A very informative post.
Thank you.
I think perhaps I should get some brushes 'just in case'

Avulon 26th October 2013 00:17

Well done David, this should definitely go into the how to section. And also Respect to Mike Noc as well for the suggestion and prelim work.

:bowdown::bowdown:

David Lawrence 26th October 2013 04:31

Quote:

Originally Posted by Mike Noc (Post 1463453)
Superb result David. I didn't suggest removing the undertray either though - just the acoustic cover which is the top engine cover. ;) :D

On my alternator the brush cover will hold the brushes off the slip rings if you don't push it fully home until after the regulator is bolted back on, but I'm not sure if they are all like this.

Great 'How To'. Should save people loads of time and hassle. :D


Mike,

My brush cover had a little step in it that stopped it half way closed, so I guess if there was a suitable tool you could insert it at that stage to hold the brushes in then remove it prior to pushing it down the rest of the way, but when you do this job in situ, the brushes are pointing forward so it is just as easy to push them down one at a time with a screw driver. Then fit the cover afterwards.

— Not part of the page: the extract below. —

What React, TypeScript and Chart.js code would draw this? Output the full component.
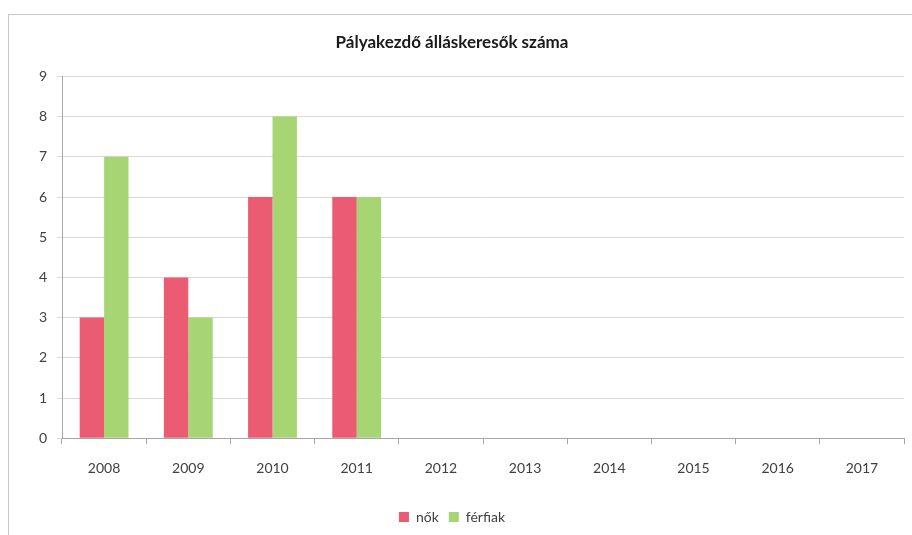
import React, { useEffect, useRef } from "react";
import { Chart, registerables } from "chart.js";

Chart.register(...registerables);

const title = "Pályakezdő álláskeresők száma";
const years = ["2008", "2009", "2010", "2011", "2012", "2013", "2014", "2015", "2016", "2017"];
const nok = [3, 4, 6, 6, null, null, null, null, null, null];
const ferfiak = [7, 3, 8, 6, null, null, null, null, null, null];
const seriesNames = ["nők", "férfiak"];

const FONT = "Lato, 'Open Sans', sans-serif";

export default function App() {
  const ref = useRef<HTMLCanvasElement | null>(null);
  useEffect(() => {
    if (!ref.current) return;
    const chart = new Chart(ref.current, {
      type: "bar",
      data: {
        labels: years,
        datasets: [
          { label: seriesNames[0], data: nok as any, backgroundColor: "#eb5b72", borderWidth: 0 },
          { label: seriesNames[1], data: ferfiak as any, backgroundColor: "#a8d574", borderWidth: 0 },
        ],
      },
      options: {
        animation: false,
        responsive: false,
        maintainAspectRatio: false,
        layout: { padding: { top: 14, left: 0, right: 8, bottom: 1 } },
        datasets: { bar: { categoryPercentage: 0.58, barPercentage: 1 } },
        plugins: {
          title: {
            display: true,
            text: title,
            color: "#1a1a1a",
            font: { family: FONT, size: 17, weight: "bold" },
            padding: { top: 18, bottom: 24 },
          },
          legend: {
            position: "bottom",
            labels: {
              boxWidth: 10,
              boxHeight: 10,
              color: "#404040",
              font: { family: FONT, size: 14 },
              padding: 10,
            },
          },
          tooltip: { enabled: false },
        },
        scales: {
          x: {
            afterFit: (s: any) => { s.height += 7; },
            grid: { drawOnChartArea: false, tickLength: 6, color: "#a6a6a6" },
            border: { color: "#a6a6a6" },
            ticks: { color: "#404040", font: { family: FONT, size: 14 }, padding: 16 },
          },
          y: {
            min: 0,
            max: 9,
            afterFit: (s: any) => { s.width = 62; },
            grid: { color: "#d9d9d9", tickLength: 5 },
            border: { color: "#a6a6a6" },
            ticks: { stepSize: 1, color: "#404040", font: { family: FONT, size: 14 }, padding: 10 },
          },
        },
      },
    });
    return () => chart.destroy();
  }, []);
  return (
    <div style={{ position: "fixed", left: 0, top: 0, width: 912, height: 535, background: "#fff" }}>
      <div style={{ position: "absolute", left: 8, top: 14, right: 0, bottom: 0, borderTop: "1px solid #c8c8c8", borderLeft: "1px solid #c8c8c8" }} />
      <canvas ref={ref} width={912} height={535} style={{ position: "absolute", left: 0, top: 0 }} />
    </div>
  );
}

this fix will keep the alternator going until the slip rings go, but now I have time to get properly prepared for replacement. The worst thing about these jobs is that they happen when you have no time to sort them out. And worse, don't have the parts or the equipment to hand to do it either. This requires the minimal tools really. The only thing some people may not have is a soldering iron. In my case i was short of a spare alternator and a 24mm spanner, both of which I intend to solve before it happens again.

Mike Noc 26th October 2013 08:29

Hopefully you should get a fair few miles yet from the slip rings David.

My alternator had covered around 340k miles and although the brushes had worn away and there was wear on the slip rings they still had some way to go.

As for the rotor bearings they felt as good as new.

Will report back on how easy the slip ring change is when I get the time to do it.

David Lawrence 26th October 2013 08:47

Quote:

Originally Posted by Mike Noc (Post 1463587)
Hopefully you should get a fair few miles yet from the slip rings David.

My alternator had covered around 340k miles and although the brushes had worn away and there was wear on the slip rings they still had some way to go.

As for the rotor bearings they felt as good as new.

Will report back on how easy the slip ring change is when I get the time to do it.


On the website of one component supplier is a video:
http://www.youtube.com/watch?v=f56-26I6idc

Not sure if our alternators are the same as this as I didn't delve this deep in to mine, but looks easy enough on a bench.

So unless the field coils go, it seems these alternators have virtually all the parts available for doing the home refurb. Bearings as well. Like yours, my bearings are still smooth at 167,000. A mere novice really.
I might pick up a cheap second hand one from a scrappy and a set of parts to refurb it. Then it strengthens the chance that because I'm prepared, I won't ever need it.